Володя приходил из магазина или с почты, и устраивалось застолье, во время которого и происходило общение.
Володя рассказывал, что к нему то и дело обращаются за защитой незнакомые люди, иногда приходят домой:
– Как ходоки к Ленину, – невесело шутил он.
Он тогда уже, как говорится, сжег за собой все корабли и открыто общался с западными корреспондентами, ходил на приемы в посольства[14]

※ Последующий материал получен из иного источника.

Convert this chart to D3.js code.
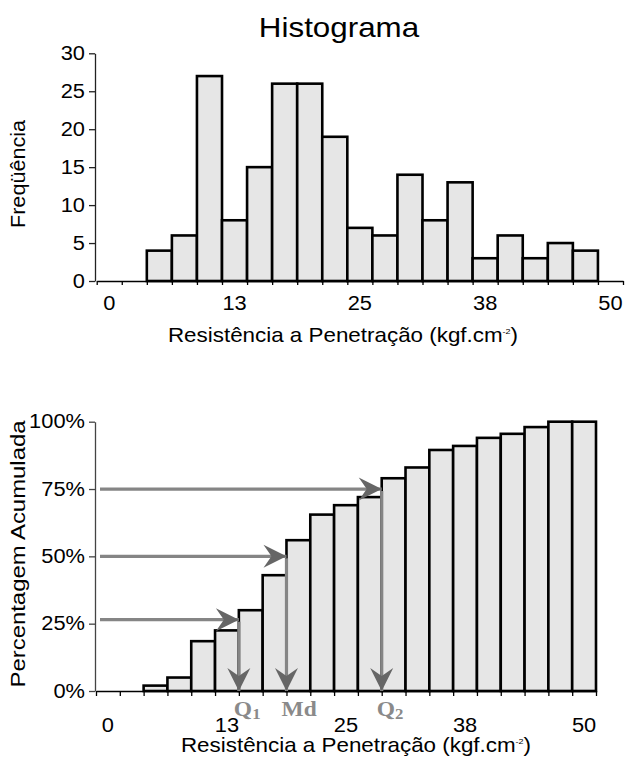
<!DOCTYPE html>
<html>
<head>
<meta charset="utf-8">
<script src="https://cdn.jsdelivr.net/npm/d3@7"></script>
<style>
  html, body { margin: 0; padding: 0; background: #fff; }
  svg { display: block; font-family: "Liberation Sans", Arial, sans-serif; }
</style>
</head>
<body>
<svg id="chart" width="627" height="757"></svg>
<script>
// ---------- data ----------
const categories = [0, 2.5, 5, 7.5, 10, 12.5, 15, 17.5, 20, 22.5, 25, 27.5, 30, 32.5, 35, 37.5, 40, 42.5, 45, 47.5, 50];
const frequencies = [0, 0, 4, 6, 27, 8, 15, 26, 26, 19, 7, 6, 14, 8, 13, 3, 6, 3, 5, 4, 0];
const cumulativePct = [0, 0, 2, 5, 18.5, 22.5, 30, 43, 56, 65.5, 69, 72, 79, 83, 89.5, 91, 94, 95.5, 98, 100, 100];
const labelCategories = [0, 12.5, 25, 37.5, 50];
const tickLabels = ["0", "13", "25", "38", "50"];
const freqTicks = [0, 5, 10, 15, 20, 25, 30];
const pctTicks = [0, 25, 50, 75, 100];
const arrowLevels = [26.5, 50, 75];            // % level of the horizontal arrows
const arrowCategories = [15, 20, 30];          // category whose band start marks the quartile
const arrowNames = ["Q", "Md", "Q"];
const arrowSubs = ["1", "", "2"];

const titleText = "Histograma";
const xTitle = "Resistência a Penetração (kgf.cm";
const xTitleSup = "-2";
const yTitleTop = "Freqüência";
const yTitleBottom = "Percentagem Acumulada";

// ---------- setup ----------
const svg = d3.select("#chart");
const SX = 1.12; // horizontal stretch of the original picture's text
const barFill = "#e6e6e6";

function stretchedText(g, x, y, txt, size, anchor) {
  return g.append("text")
    .attr("transform", `translate(${x},${y}) scale(${SX},1)`)
    .attr("text-anchor", anchor || "middle")
    .attr("font-size", size)
    .attr("fill", "#000")
    .text(txt);
}

// ---------- top histogram ----------
const topBox = { x0: 96.7, x1: 623, y0: 281, y1: 53.3 };
const xTop = d3.scaleBand().domain(categories).range([topBox.x0, topBox.x1]).padding(0);
const xTopIdx = d3.scaleLinear().domain([0, categories.length]).range([topBox.x0, topBox.x1]);
const yTop = d3.scaleLinear().domain([0, 30]).range([topBox.y0, topBox.y1]);

const gTop = svg.append("g");

gTop.append("g").selectAll("rect")
  .data(categories.map((c, i) => ({ c, v: frequencies[i] })).filter(d => d.v > 0))
  .join("rect")
  .attr("x", d => xTop(d.c))
  .attr("y", d => yTop(d.v))
  .attr("width", xTop.bandwidth())
  .attr("height", d => yTop(0) - yTop(d.v))
  .attr("fill", barFill)
  .attr("stroke", "#000")
  .attr("stroke-width", 2.6);

const xTickAxisTop = gTop.append("g")
  .attr("transform", `translate(0,${topBox.y0})`)
  .call(d3.axisBottom(xTopIdx).tickValues(d3.range(0, categories.length + 1)).tickFormat("").tickSize(4).tickSizeOuter(0));
xTickAxisTop.selectAll("line, path").attr("stroke", "#000").attr("stroke-width", 1.3);

const xLabTop = gTop.append("g")
  .attr("transform", `translate(0,${topBox.y0})`)
  .call(d3.axisBottom(xTop).tickValues(labelCategories).tickFormat((d, i) => tickLabels[i]).tickSize(0).tickPadding(0));
xLabTop.select(".domain").remove();
xLabTop.selectAll("text")
  .attr("font-family", "Liberation Sans, Arial, sans-serif")
  .attr("font-size", 19.5).attr("fill", "#000")
  .attr("dy", 0).attr("y", 29)
  .attr("transform", `scale(${SX},1)`);

const yAxTop = gTop.append("g")
  .attr("transform", `translate(${topBox.x0 - 1.7},0)`)
  .call(d3.axisLeft(yTop).tickValues(freqTicks).tickSize(6).tickSizeOuter(0).tickPadding(3));
yAxTop.selectAll("line, path").attr("stroke", "#222").attr("stroke-width", 1.3);
yAxTop.selectAll("text")
  .attr("font-family", "Liberation Sans, Arial, sans-serif")
  .attr("font-size", 19.5).attr("fill", "#000")
  .attr("transform", `scale(${SX},1)`);

stretchedText(svg, 339, 37, titleText, 28);
const xt1 = stretchedText(svg, 343, 341.5, "", 20);
xt1.append("tspan").text(xTitle);
xt1.append("tspan").attr("font-size", 8).attr("dy", -8).text(xTitleSup);
xt1.append("tspan").attr("dy", 8).text(")");

svg.append("text")
  .attr("transform", "translate(25,174) rotate(-90)")
  .attr("text-anchor", "middle")
  .attr("font-size", 21)
  .attr("textLength", 108).attr("lengthAdjust", "spacingAndGlyphs")
  .text(yTitleTop);

// ---------- bottom cumulative ----------
const botBox = { x0: 96, x1: 596, y0: 691, y1: 421.7 };
const xBot = d3.scaleBand().domain(categories).range([botBox.x0, botBox.x1]).padding(0);
const xBotIdx = d3.scaleLinear().domain([0, categories.length]).range([botBox.x0, botBox.x1]);
const yBot = d3.scaleLinear().domain([0, 100]).range([botBox.y0, botBox.y1]);

const gBot = svg.append("g");

gBot.append("g").selectAll("rect")
  .data(categories.map((c, i) => ({ c, v: cumulativePct[i] })).filter(d => d.v > 0))
  .join("rect")
  .attr("x", d => xBot(d.c))
  .attr("y", d => yBot(d.v))
  .attr("width", xBot.bandwidth())
  .attr("height", d => yBot(0) - yBot(d.v))
  .attr("fill", barFill)
  .attr("stroke", "#000")
  .attr("stroke-width", 2.6);

const xTickAxisBot = gBot.append("g")
  .attr("transform", `translate(0,${botBox.y0})`)
  .call(d3.axisBottom(xBotIdx).tickValues(d3.range(0, categories.length + 1)).tickFormat("").tickSize(5).tickSizeOuter(0));
xTickAxisBot.selectAll("line, path").attr("stroke", "#000").attr("stroke-width", 1.3);

const xLabBot = gBot.append("g")
  .attr("transform", `translate(0,${botBox.y0})`)
  .call(d3.axisBottom(xBot).tickValues(labelCategories).tickFormat((d, i) => tickLabels[i]).tickSize(0).tickPadding(0));
xLabBot.select(".domain").remove();
xLabBot.selectAll("text")
  .attr("font-family", "Liberation Sans, Arial, sans-serif")
  .attr("font-size", 19.5).attr("fill", "#000")
  .attr("dy", 0).attr("y", 41)
  .attr("transform", `scale(${SX},1)`);

const yAxBot = gBot.append("g")
  .attr("transform", `translate(${botBox.x0 - 1},0)`)
  .call(d3.axisLeft(yBot).tickValues(pctTicks).tickFormat(d => d + "%").tickSize(6).tickSizeOuter(0).tickPadding(3));
yAxBot.selectAll("line, path").attr("stroke", "#444").attr("stroke-width", 1.3);
yAxBot.selectAll("text")
  .attr("font-family", "Liberation Sans, Arial, sans-serif")
  .attr("font-size", 19.5).attr("fill", "#000")
  .attr("transform", `scale(${SX},1)`);

const xt2 = stretchedText(svg, 356, 752, "", 20);
xt2.append("tspan").text(xTitle);
xt2.append("tspan").attr("font-size", 8).attr("dy", -8).text(xTitleSup);
xt2.append("tspan").attr("dy", 8).text(")");

svg.append("text")
  .attr("transform", "translate(25,554) rotate(-90)")
  .attr("text-anchor", "middle")
  .attr("font-size", 21)
  .attr("textLength", 267).attr("lengthAdjust", "spacingAndGlyphs")
  .text(yTitleBottom);

// ---------- arrows ----------
const defs = svg.append("defs");
defs.append("marker")
  .attr("id", "head")
  .attr("markerUnits", "userSpaceOnUse")
  .attr("viewBox", "-24 -12 26 24")
  .attr("refX", 0).attr("refY", 0)
  .attr("markerWidth", 26).attr("markerHeight", 24)
  .attr("orient", "auto")
  .append("path")
  .attr("d", "M0,0 L-23,-11.5 L-15,0 L-23,11.5 Z")
  .attr("fill", "#666666");

const shaft = "#858585";
const gArr = svg.append("g");
arrowLevels.forEach((lvl, i) => {
  const ax = xBot(arrowCategories[i]);
  const ay = yBot(lvl);
  gArr.append("line")
    .attr("x1", botBox.x0 + 4).attr("y1", ay)
    .attr("x2", ax).attr("y2", ay)
    .attr("stroke", shaft).attr("stroke-width", 3.2)
    .attr("marker-end", "url(#head)");
  gArr.append("line")
    .attr("x1", ax).attr("y1", ay + 2)
    .attr("x2", ax).attr("y2", yBot(0))
    .attr("stroke", shaft).attr("stroke-width", 3.2)
    .attr("marker-end", "url(#head)");
  const t = gArr.append("text")
    .attr("transform", `translate(${ax - 5},${716}) scale(${SX},1)`)
    .attr("font-family", "Liberation Serif, 'Times New Roman', serif")
    .attr("font-weight", "bold")
    .attr("font-size", 21)
    .attr("fill", "#8a8a8a")
    .text(arrowNames[i]);
  if (arrowSubs[i]) {
    t.append("tspan").attr("font-size", 15).attr("dy", 3).text(arrowSubs[i]);
  }
});
</script>
</body>
</html>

. Люди, обращавшиеся к нему за помощью, рассчитывали на то, что информация об их преследовании властью будет опубликована на Западе и это может защитить их.Задолго до этого, в 1974 году, Войнович предпринял попытку организовать в Советском Союзе отделение международного писательского ПЕН-клуба, который защищал бы права собственно писателей. Конечно, это стало известно на Лубянке и было воспринято как серьезная угроза политическому строю. Настолько серьезная, что председатель КГБ Юрий Андропов обратился в ЦК КПСС с соответствующим письмом, где в заключении сообщалось: «С учетом того, что Войнович скатился, по существу, на враждебные позиции, готовит свои произведения только для публикации на Западе, передает их по нелегальным каналам и допускает различные клеветнические заявления, мы имеем в виду вызвать Войновича в КГБ при СМ СССР и провести с ним беседу предупредительного характера. Дальнейшие меры относительно Войновича будут приняты в зависимости от его реагирования на беседу в КГБ»[15]
.Такая «беседа» состоялась, а затем последовали «дальнейшие меры»: Войнович был приглашен для новой беседы в гостиницу «Метрополь», где во время продолжавшегося несколько часов разговора ему подсунули отравленную сигарету. Все это уже было описано им самим в повести «Дело № 34840», поэтому нет смысла пересказывать опубликованное.